#### [INFORMATION SHOWN]
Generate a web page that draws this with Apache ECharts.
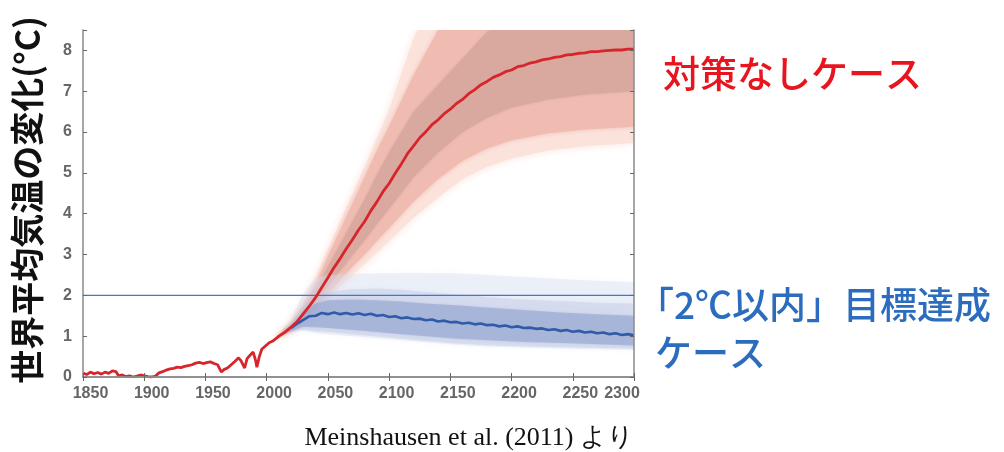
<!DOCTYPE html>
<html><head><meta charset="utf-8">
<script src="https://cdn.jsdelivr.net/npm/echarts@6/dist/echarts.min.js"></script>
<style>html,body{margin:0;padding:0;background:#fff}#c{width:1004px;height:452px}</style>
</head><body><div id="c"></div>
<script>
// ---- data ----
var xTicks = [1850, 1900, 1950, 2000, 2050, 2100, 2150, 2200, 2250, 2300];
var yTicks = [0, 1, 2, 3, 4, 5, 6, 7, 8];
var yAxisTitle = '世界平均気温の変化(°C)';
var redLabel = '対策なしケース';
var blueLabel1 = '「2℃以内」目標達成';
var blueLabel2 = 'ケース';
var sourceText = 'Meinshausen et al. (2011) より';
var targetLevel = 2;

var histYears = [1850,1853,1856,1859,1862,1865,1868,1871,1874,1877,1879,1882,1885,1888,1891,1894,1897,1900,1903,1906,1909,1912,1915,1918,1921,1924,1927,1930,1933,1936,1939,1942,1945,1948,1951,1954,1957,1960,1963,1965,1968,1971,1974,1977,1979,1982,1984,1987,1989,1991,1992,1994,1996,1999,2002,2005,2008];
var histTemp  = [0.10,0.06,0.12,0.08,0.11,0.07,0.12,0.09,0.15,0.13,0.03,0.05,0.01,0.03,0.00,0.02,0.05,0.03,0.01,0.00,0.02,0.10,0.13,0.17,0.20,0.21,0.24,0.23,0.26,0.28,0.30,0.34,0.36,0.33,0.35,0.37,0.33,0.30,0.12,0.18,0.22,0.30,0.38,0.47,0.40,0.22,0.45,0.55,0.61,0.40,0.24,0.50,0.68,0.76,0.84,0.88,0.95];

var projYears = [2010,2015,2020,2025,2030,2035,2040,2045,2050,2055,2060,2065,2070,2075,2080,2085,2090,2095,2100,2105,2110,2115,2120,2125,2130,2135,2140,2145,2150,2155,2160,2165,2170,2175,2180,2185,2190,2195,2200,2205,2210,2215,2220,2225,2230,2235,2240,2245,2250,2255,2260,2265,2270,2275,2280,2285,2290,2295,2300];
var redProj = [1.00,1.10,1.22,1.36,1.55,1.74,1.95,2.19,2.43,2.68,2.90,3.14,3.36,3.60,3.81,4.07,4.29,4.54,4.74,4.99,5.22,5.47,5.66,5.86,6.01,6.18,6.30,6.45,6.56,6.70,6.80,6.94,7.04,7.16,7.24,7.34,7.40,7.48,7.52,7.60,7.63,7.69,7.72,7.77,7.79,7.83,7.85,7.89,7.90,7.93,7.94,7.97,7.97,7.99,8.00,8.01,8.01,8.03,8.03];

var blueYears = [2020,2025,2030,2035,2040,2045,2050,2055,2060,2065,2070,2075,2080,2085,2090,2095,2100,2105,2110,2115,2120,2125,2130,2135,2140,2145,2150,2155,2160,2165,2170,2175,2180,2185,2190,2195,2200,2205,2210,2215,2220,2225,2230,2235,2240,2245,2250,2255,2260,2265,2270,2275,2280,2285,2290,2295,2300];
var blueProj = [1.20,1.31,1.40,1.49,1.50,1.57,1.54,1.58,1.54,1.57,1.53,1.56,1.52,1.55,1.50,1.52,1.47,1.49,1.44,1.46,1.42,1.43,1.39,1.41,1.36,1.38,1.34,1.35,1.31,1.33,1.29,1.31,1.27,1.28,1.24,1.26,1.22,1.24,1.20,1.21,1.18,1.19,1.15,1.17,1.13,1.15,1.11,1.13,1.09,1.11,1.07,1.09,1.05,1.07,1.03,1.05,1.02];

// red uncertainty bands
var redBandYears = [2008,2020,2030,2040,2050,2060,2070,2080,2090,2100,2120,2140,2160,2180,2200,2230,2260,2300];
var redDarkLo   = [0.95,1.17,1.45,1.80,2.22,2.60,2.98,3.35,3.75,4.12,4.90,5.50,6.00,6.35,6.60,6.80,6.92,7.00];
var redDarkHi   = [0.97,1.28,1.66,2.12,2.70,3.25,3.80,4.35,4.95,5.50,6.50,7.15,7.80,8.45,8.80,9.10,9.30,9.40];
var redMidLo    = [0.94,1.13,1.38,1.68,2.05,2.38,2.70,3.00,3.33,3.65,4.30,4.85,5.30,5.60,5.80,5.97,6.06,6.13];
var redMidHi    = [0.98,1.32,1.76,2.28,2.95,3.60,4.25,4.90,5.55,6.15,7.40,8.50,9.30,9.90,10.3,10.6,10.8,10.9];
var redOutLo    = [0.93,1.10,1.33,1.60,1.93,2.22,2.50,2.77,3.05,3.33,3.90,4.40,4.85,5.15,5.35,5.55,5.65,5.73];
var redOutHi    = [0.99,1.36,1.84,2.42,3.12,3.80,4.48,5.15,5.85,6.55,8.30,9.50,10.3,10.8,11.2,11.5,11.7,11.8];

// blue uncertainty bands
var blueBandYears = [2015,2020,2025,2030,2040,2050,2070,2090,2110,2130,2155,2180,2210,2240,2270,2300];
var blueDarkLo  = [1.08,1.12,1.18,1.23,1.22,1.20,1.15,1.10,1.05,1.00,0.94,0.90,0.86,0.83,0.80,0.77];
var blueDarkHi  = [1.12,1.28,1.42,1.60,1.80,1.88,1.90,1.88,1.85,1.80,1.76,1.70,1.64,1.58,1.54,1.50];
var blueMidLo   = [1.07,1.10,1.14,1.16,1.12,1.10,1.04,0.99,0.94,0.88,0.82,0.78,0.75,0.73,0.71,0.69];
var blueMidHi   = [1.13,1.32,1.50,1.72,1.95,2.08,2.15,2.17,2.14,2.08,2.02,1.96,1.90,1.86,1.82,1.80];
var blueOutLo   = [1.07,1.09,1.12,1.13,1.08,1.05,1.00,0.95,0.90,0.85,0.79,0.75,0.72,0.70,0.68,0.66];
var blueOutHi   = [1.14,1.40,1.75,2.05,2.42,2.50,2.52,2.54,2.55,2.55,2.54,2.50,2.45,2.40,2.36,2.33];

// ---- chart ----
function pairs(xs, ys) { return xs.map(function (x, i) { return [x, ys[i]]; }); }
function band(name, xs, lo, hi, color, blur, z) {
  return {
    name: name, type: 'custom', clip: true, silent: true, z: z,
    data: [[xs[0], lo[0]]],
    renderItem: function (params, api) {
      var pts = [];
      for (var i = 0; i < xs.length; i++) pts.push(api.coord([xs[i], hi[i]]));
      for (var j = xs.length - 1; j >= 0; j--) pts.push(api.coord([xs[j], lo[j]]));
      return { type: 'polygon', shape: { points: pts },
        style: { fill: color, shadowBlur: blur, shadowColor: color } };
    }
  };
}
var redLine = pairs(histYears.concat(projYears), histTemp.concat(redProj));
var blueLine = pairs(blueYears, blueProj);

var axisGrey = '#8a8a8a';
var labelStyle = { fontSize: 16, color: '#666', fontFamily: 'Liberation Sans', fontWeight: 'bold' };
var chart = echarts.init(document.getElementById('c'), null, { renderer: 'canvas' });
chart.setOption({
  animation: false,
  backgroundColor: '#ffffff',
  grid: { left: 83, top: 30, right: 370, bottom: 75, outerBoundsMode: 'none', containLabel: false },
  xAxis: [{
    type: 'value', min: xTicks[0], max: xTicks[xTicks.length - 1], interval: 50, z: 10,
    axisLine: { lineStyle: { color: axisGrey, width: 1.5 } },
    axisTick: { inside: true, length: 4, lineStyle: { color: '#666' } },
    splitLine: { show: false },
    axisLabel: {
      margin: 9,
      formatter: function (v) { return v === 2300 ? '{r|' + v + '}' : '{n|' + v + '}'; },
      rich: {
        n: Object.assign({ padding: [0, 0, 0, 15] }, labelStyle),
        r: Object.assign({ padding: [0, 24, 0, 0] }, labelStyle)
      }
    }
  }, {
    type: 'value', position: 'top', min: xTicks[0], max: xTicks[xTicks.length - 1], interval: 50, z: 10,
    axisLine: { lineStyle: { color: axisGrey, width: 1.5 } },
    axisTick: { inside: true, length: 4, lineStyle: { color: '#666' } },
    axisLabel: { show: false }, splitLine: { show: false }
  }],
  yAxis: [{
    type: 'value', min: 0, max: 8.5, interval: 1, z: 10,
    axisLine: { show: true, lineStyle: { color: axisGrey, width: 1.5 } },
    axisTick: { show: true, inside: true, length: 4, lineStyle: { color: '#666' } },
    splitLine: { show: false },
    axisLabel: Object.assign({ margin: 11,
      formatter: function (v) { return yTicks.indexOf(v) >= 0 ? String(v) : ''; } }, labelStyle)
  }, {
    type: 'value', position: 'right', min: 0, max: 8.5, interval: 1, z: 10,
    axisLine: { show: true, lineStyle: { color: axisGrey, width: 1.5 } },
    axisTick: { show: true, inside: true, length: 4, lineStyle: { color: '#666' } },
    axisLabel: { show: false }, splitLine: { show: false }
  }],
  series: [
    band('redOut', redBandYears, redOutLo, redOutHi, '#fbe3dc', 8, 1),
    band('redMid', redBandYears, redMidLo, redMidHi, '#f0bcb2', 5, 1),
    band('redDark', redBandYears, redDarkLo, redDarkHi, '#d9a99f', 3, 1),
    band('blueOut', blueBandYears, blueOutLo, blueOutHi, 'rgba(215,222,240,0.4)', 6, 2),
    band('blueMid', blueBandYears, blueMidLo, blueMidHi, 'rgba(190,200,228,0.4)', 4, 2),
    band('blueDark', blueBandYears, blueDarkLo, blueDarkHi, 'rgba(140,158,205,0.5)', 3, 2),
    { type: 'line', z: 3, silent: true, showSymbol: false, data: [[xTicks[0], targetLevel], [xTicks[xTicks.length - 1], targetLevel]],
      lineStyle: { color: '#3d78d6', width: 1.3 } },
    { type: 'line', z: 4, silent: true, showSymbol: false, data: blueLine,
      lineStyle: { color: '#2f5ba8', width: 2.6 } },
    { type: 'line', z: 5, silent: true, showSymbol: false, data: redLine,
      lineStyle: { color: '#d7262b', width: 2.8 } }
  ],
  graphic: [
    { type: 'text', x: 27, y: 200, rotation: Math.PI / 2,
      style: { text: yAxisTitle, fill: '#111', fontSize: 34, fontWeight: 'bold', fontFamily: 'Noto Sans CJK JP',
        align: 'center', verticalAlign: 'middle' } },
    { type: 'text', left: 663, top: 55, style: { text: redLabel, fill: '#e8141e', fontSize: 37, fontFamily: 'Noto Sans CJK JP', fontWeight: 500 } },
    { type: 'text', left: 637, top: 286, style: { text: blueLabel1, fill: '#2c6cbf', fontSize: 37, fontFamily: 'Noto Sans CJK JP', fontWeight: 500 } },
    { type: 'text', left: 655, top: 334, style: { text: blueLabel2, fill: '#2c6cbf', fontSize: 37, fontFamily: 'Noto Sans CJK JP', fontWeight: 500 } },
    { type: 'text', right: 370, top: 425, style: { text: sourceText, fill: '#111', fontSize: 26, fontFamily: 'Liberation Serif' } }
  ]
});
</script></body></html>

#### [AIM]
Starting with the first line of the data above and ending with the line containing "var targetLevel = 2;", please restate every line exactly, leaving images out.

#### [SOLUTION FOR THIS PROBLEM]
Generate a web page that draws this with Apache ECharts.
<!DOCTYPE html>
<html><head><meta charset="utf-8">
<script src="https://cdn.jsdelivr.net/npm/echarts@6/dist/echarts.min.js"></script>
<style>html,body{margin:0;padding:0;background:#fff}#c{width:1004px;height:452px}</style>
</head><body><div id="c"></div>
<script>
// ---- data ----
var xTicks = [1850, 1900, 1950, 2000, 2050, 2100, 2150, 2200, 2250, 2300];
var yTicks = [0, 1, 2, 3, 4, 5, 6, 7, 8];
var yAxisTitle = '世界平均気温の変化(°C)';
var redLabel = '対策なしケース';
var blueLabel1 = '「2℃以内」目標達成';
var blueLabel2 = 'ケース';
var sourceText = 'Meinshausen et al. (2011) より';
var targetLevel = 2;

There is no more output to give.